Stored dataset items:
====

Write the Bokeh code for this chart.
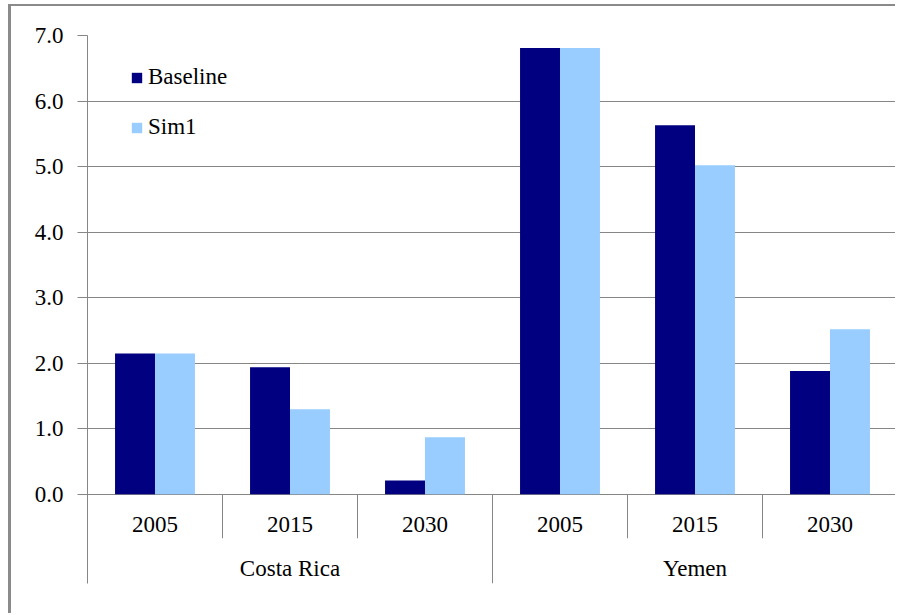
from bokeh.plotting import figure
from bokeh.models import (FactorRange, FixedTicker, Legend, LegendItem,
                          ColumnDataSource, NumeralTickFormatter, Range1d)
from bokeh.transform import dodge
from bokeh.core.properties import value
from bokeh.embed import file_html
from bokeh.resources import INLINE

# ---- data ----
countries = ["Costa Rica", "Costa Rica", "Costa Rica", "Yemen", "Yemen", "Yemen"]
years = ["2005", "2015", "2030", "2005", "2015", "2030"]
baseline = [2.15, 1.94, 0.21, 6.81, 5.63, 1.88]
sim1 = [2.15, 1.30, 0.87, 6.81, 5.02, 2.52]
y_ticks = [0, 1, 2, 3, 4, 5, 6, 7]
series_names = ["Baseline", "Sim1"]
series_colors = ["#000080", "#99CCFF"]

FONT = value("Liberation Serif")
GRID = "#868686"

factors = list(zip(countries, years))
group_names = list(dict.fromkeys(countries))
# middle category of each group (each group holds 3 years) -> group label position
group_mid = [factors[countries.index(g) + 1] for g in group_names]

x_range = FactorRange(*factors, factor_padding=0, group_padding=0, range_padding=0)
y_range = Range1d(-1.36, 7.0)

p = figure(width=887, height=609, x_range=x_range, y_range=y_range,
           output_backend="svg", toolbar_location=None,
           min_border_left=76, min_border_right=1, min_border_top=29, min_border_bottom=32,
           background_fill_color="white", border_fill_color="white")
p.styles = {"border-left": "3px solid #8a8a8a", "border-top": "2px solid #8a8a8a",
            "margin-left": "8px", "margin-top": "4px"}
p.outline_line_color = None
p.xaxis.visible = False
p.xgrid.visible = False

# y axis
ya = p.yaxis[0]
ya.ticker = FixedTicker(ticks=y_ticks)
ya.formatter = NumeralTickFormatter(format="0.0")
ya.axis_line_color = GRID
ya.major_tick_line_color = GRID
ya.major_tick_out = 10
ya.major_tick_in = 0
ya.minor_tick_line_color = None
ya.major_label_standoff = 14
ya.major_label_text_font = "Liberation Serif"
ya.major_label_text_font_size = "23px"
ya.major_label_text_color = "black"
p.ygrid.ticker = FixedTicker(ticks=y_ticks)
p.ygrid.grid_line_color = GRID
p.ygrid.grid_line_width = 1

src = ColumnDataSource(dict(x=factors, baseline=baseline, sim1=sim1))
r1 = p.vbar(x=dodge("x", -0.148, range=x_range), top="baseline", bottom=0, width=0.296,
            source=src, fill_color=series_colors[0], line_color=None)
r2 = p.vbar(x=dodge("x", 0.148, range=x_range), top="sim1", bottom=0, width=0.296,
            source=src, fill_color=series_colors[1], line_color=None)

# category separators
short_x, long_x = [], []
for i in range(1, len(factors)):
    if countries[i] != countries[i - 1]:
        long_x.append(factors[i])
    else:
        short_x.append(factors[i])
sep_short = ColumnDataSource(dict(x=short_x))
sep_long = ColumnDataSource(dict(x=long_x))
sep_end = ColumnDataSource(dict(x=[factors[-1]]))
p.segment(x0=dodge("x", -0.5, range=x_range), x1=dodge("x", -0.5, range=x_range),
          y0=0, y1=-0.67, source=sep_short, line_color=GRID, line_width=1)
p.segment(x0=dodge("x", -0.5, range=x_range), x1=dodge("x", -0.5, range=x_range),
          y0=0, y1=-1.36, source=sep_long, line_color=GRID, line_width=1)
p.segment(x0=dodge("x", 0.49, range=x_range), x1=dodge("x", 0.49, range=x_range),
          y0=0, y1=-1.36, source=sep_end, line_color=GRID, line_width=1)

# category labels
lab_src = ColumnDataSource(dict(x=factors, t=years))
p.text(x="x", y=-0.46, text="t", source=lab_src, text_font=FONT, text_font_size="23px",
       text_align="center", text_baseline="middle", text_color="black")
grp_src = ColumnDataSource(dict(x=group_mid, t=group_names))
p.text(x="x", y=-1.13, text="t", source=grp_src, text_font=FONT, text_font_size="23px",
       text_align="center", text_baseline="middle", text_color="black")

# legend
legend = Legend(items=[LegendItem(label=series_names[0], renderers=[r1]),
                       LegendItem(label=series_names[1], renderers=[r2])],
                location=(43, 443), orientation="vertical")
legend.margin = 0
legend.padding = 0
legend.border_line_color = None
legend.background_fill_alpha = 0
legend.glyph_width = 13
legend.glyph_height = 13
legend.label_standoff = 5
legend.label_height = 26
legend.spacing = 24
legend.label_text_font = "Liberation Serif"
legend.label_text_font_size = "23px"
legend.label_text_color = "black"
p.add_layout(legend, "center")

open("out.html", "w").write(file_html(p, INLINE))
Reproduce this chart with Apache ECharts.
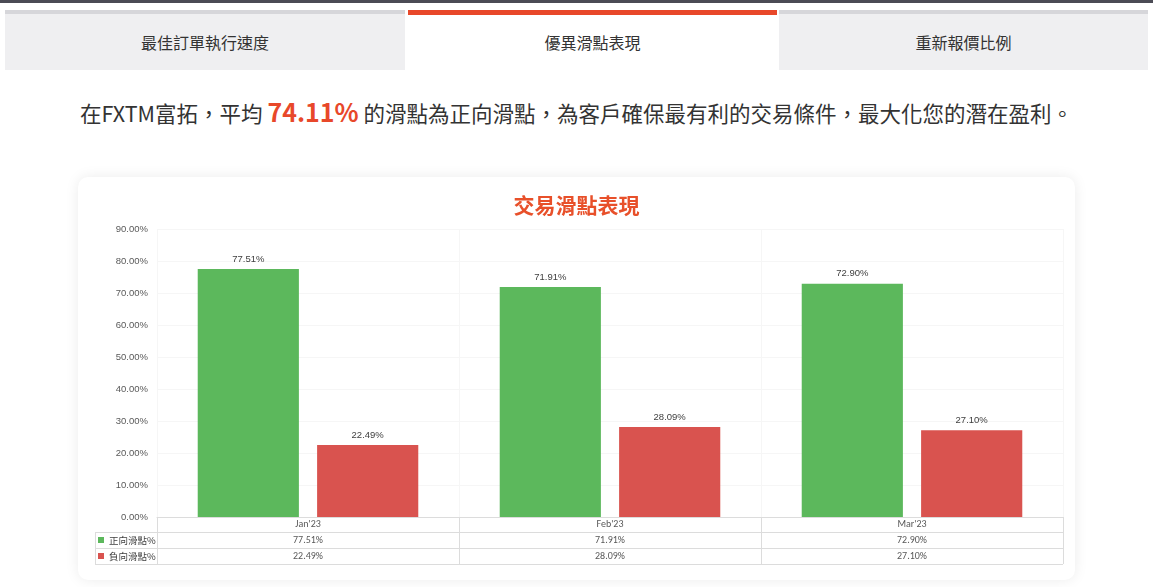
<!DOCTYPE html>
<html>
<head>
<meta charset="utf-8">
<script src="https://cdn.jsdelivr.net/npm/echarts@6/dist/echarts.min.js"></script>
<style>
  html, body { margin: 0; padding: 0; width: 1153px; height: 587px; overflow: hidden; background: #fff;
    font-family: "Noto Sans CJK TC", "Noto Sans", sans-serif; }
  .topbar { position: absolute; left: 0; top: 0; width: 1153px; height: 3px; background: #4b4b55; }
  .tab { position: absolute; top: 10px; height: 60px; box-sizing: border-box; border-top: 4px solid #d6d6da;
    background: #efeff1; color: #333; font-size: 16px; text-align: center; line-height: 56px; }
  .tab.active { background: #fff; border-top: 5px solid #e8482a; line-height: 55px; }
  .heading { position: absolute; left: 0; top: 93px; width: 1153px; text-align: center; font-size: 21.5px;
    color: #333; line-height: 36px; white-space: nowrap; }
  .heading b { color: #e8482a; font-size: 25px; font-weight: 700; }
  .card { position: absolute; left: 78px; top: 177px; width: 997px; height: 403px; background: #fff;
    border-radius: 10px; box-shadow: 0 0 14px rgba(0,0,0,0.08); }
  #chart { position: absolute; left: 0; top: 0; width: 1153px; height: 587px; }
</style>
</head>
<body>
<div class="topbar"></div>
<div class="tab" style="left:5px;width:400px;">最佳訂單執行速度</div>
<div class="tab active" style="left:408px;width:369px;">優異滑點表現</div>
<div class="tab" style="left:779px;width:369px;">重新報價比例</div>
<div class="heading">在FXTM富拓，平均 <b>74.11%</b> 的滑點為正向滑點，為客戶確保最有利的交易條件，最大化您的潛在盈利。</div>
<div class="card"></div>
<div id="chart"></div>
<script>
const categories = ["Jan'23", "Feb'23", "Mar'23"];
const seriesNames = ['正向滑點%', '負向滑點%'];
const positiveValues = [77.51, 71.91, 72.90];
const negativeValues = [22.49, 28.09, 27.10];
const yTicks = { min: 0, max: 90, interval: 10 };

const chart = echarts.init(document.getElementById('chart'), null, { renderer: 'canvas' });
const fmt = v => v.toFixed(2) + '%';
const lineColor = '#dcdcdc';
const hLine = (x1, x2, y) => ({ type: 'line', shape: { x1: x1, y1: y + 0.5, x2: x2, y2: y + 0.5 },
  style: { stroke: lineColor, lineWidth: 1 }, silent: true });
const vLine = (x, y1, y2) => ({ type: 'line', shape: { x1: x + 0.5, y1: y1, x2: x + 0.5, y2: y2 },
  style: { stroke: lineColor, lineWidth: 1 }, silent: true });

chart.setOption({
  backgroundColor: 'transparent',
  animation: false,
  title: {
    text: '交易滑點表現', left: 'center', top: 190,
    textStyle: { color: '#e8502a', fontSize: 21, fontWeight: 'bold', fontFamily: 'Noto Sans CJK TC' }
  },
  legend: {
    orient: 'vertical', left: 93, top: 527, itemWidth: 6, itemHeight: 6, itemGap: 0,
    icon: 'rect', data: seriesNames,
    textStyle: { fontSize: 9.5, color: '#404040', lineHeight: 16, fontFamily: 'Noto Sans CJK TC' }
  },
  grid: { left: 157, right: 90, top: 229, bottom: 70 },
  xAxis: {
    type: 'category', data: categories, boundaryGap: true,
    axisLine: { show: true, lineStyle: { color: lineColor } },
    axisTick: { show: true, length: 47, lineStyle: { color: lineColor } },
    splitLine: { show: true, lineStyle: { color: '#f6f6f6' } },
    axisLabel: {
      margin: -1, fontSize: 10, color: '#595959', lineHeight: 16, fontFamily: 'Carlito, "Liberation Sans", sans-serif',
      formatter: (v, i) => v + '\n' + fmt(positiveValues[i]) + '\n' + fmt(negativeValues[i])
    }
  },
  yAxis: {
    type: 'value', min: yTicks.min, max: yTicks.max, interval: yTicks.interval,
    axisLine: { show: false }, axisTick: { show: false },
    splitLine: { lineStyle: { color: '#f6f6f6' } },
    axisLabel: { formatter: v => v.toFixed(2) + '%', fontSize: 9.5, color: '#595959', margin: 9,
      fontFamily: '"Liberation Sans", sans-serif' }
  },
  series: [
    { name: seriesNames[0], type: 'bar', data: positiveValues, barWidth: '33.5%', barGap: '18%',
      itemStyle: { color: '#5cb85c' },
      label: { show: true, position: 'top', distance: 5, fontSize: 9.5, color: '#404040', formatter: p => fmt(p.value) } },
    { name: seriesNames[1], type: 'bar', data: negativeValues, barWidth: '33.5%', barGap: '18%',
      itemStyle: { color: '#d9534f' },
      label: { show: true, position: 'top', distance: 5, fontSize: 9.5, color: '#404040', formatter: p => fmt(p.value) } }
  ],
  graphic: [
    hLine(95, 1063, 532), hLine(95, 1063, 548), hLine(95, 1063, 564),
    vLine(95, 532, 565)
  ]
});
</script>
</body>
</html>
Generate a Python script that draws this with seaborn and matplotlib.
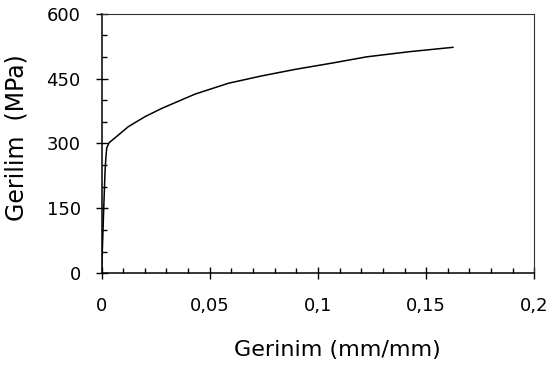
import numpy as np
import pandas as pd
import matplotlib
matplotlib.use("Agg")
import matplotlib.pyplot as plt
import seaborn as sns
from matplotlib.ticker import MultipleLocator, FuncFormatter

# Stress-strain curve
strain = [0, 0.0010, 0.0016, 0.0020, 0.0024, 0.0035, 0.0062, 0.0124, 0.0201,
          0.0278, 0.0432, 0.0586, 0.074, 0.0894, 0.107, 0.1225, 0.1425, 0.1625]
stress = [0, 150, 235, 268, 290, 302, 313, 339, 362,
          381, 414, 439, 456, 471, 486, 500, 512, 522]

x_label = "Gerinim (mm/mm)"
y_label = "Gerilim  (MPa)"

df = pd.DataFrame({"strain": strain, "stress": stress})

sns.set_theme(style="white")
plt.rcParams["font.family"] = ["DejaVu Sans"]

fig = plt.figure(figsize=(5.52, 3.65), dpi=100)
ax = fig.add_axes([0.184, 0.2507, 0.784, 0.7123])

sns.lineplot(data=df, x="strain", y="stress", ax=ax, color="black",
             linewidth=1.1, sort=False, estimator=None)

ax.set_xlim(0, 0.2)
ax.set_ylim(0, 600)
ax.xaxis.set_major_locator(MultipleLocator(0.05))
ax.xaxis.set_minor_locator(MultipleLocator(0.01))
ax.yaxis.set_major_locator(MultipleLocator(150))
ax.yaxis.set_minor_locator(MultipleLocator(50))

# decimal comma like the original
ax.xaxis.set_major_formatter(FuncFormatter(lambda v, p: f"{v:g}".replace(".", ",")))

ax.tick_params(which="major", direction="inout", length=8, width=1.0,
               color="black", labelsize=13, labelcolor="black")
ax.tick_params(which="minor", direction="in", length=3.6, width=1.0, color="black")
ax.tick_params(axis="x", which="both", bottom=True, top=False)
ax.tick_params(axis="y", which="both", left=True, right=False)
ax.tick_params(axis="x", which="major", pad=13)
ax.tick_params(axis="y", which="major", pad=11)

for side in ["left", "bottom"]:
    ax.spines[side].set_color("black")
    ax.spines[side].set_linewidth(1.1)
for side in ["top", "right"]:
    ax.spines[side].set_color("#333333")
    ax.spines[side].set_linewidth(0.8)

ax.set_xlabel(x_label, fontsize=16, color="black")
ax.set_ylabel(y_label, fontsize=17, color="black")
ax.xaxis.set_label_coords(0.546, -0.256)
ax.yaxis.set_label_coords(-0.168, 0.523)

fig.savefig("out.png", dpi=100)
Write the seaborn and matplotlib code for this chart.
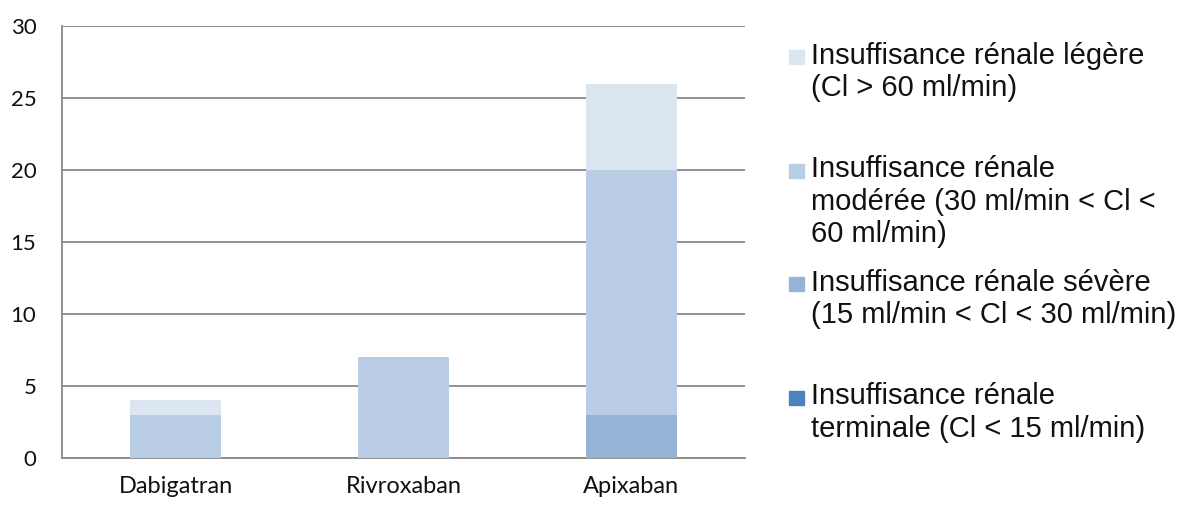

====

EXERCISE REQUIREMENTS: Find the lines holding "code" and list every one.

TASK RESPONSE:
Write the Bokeh code for this chart.
Write the seaborn and matplotlib code for this chart.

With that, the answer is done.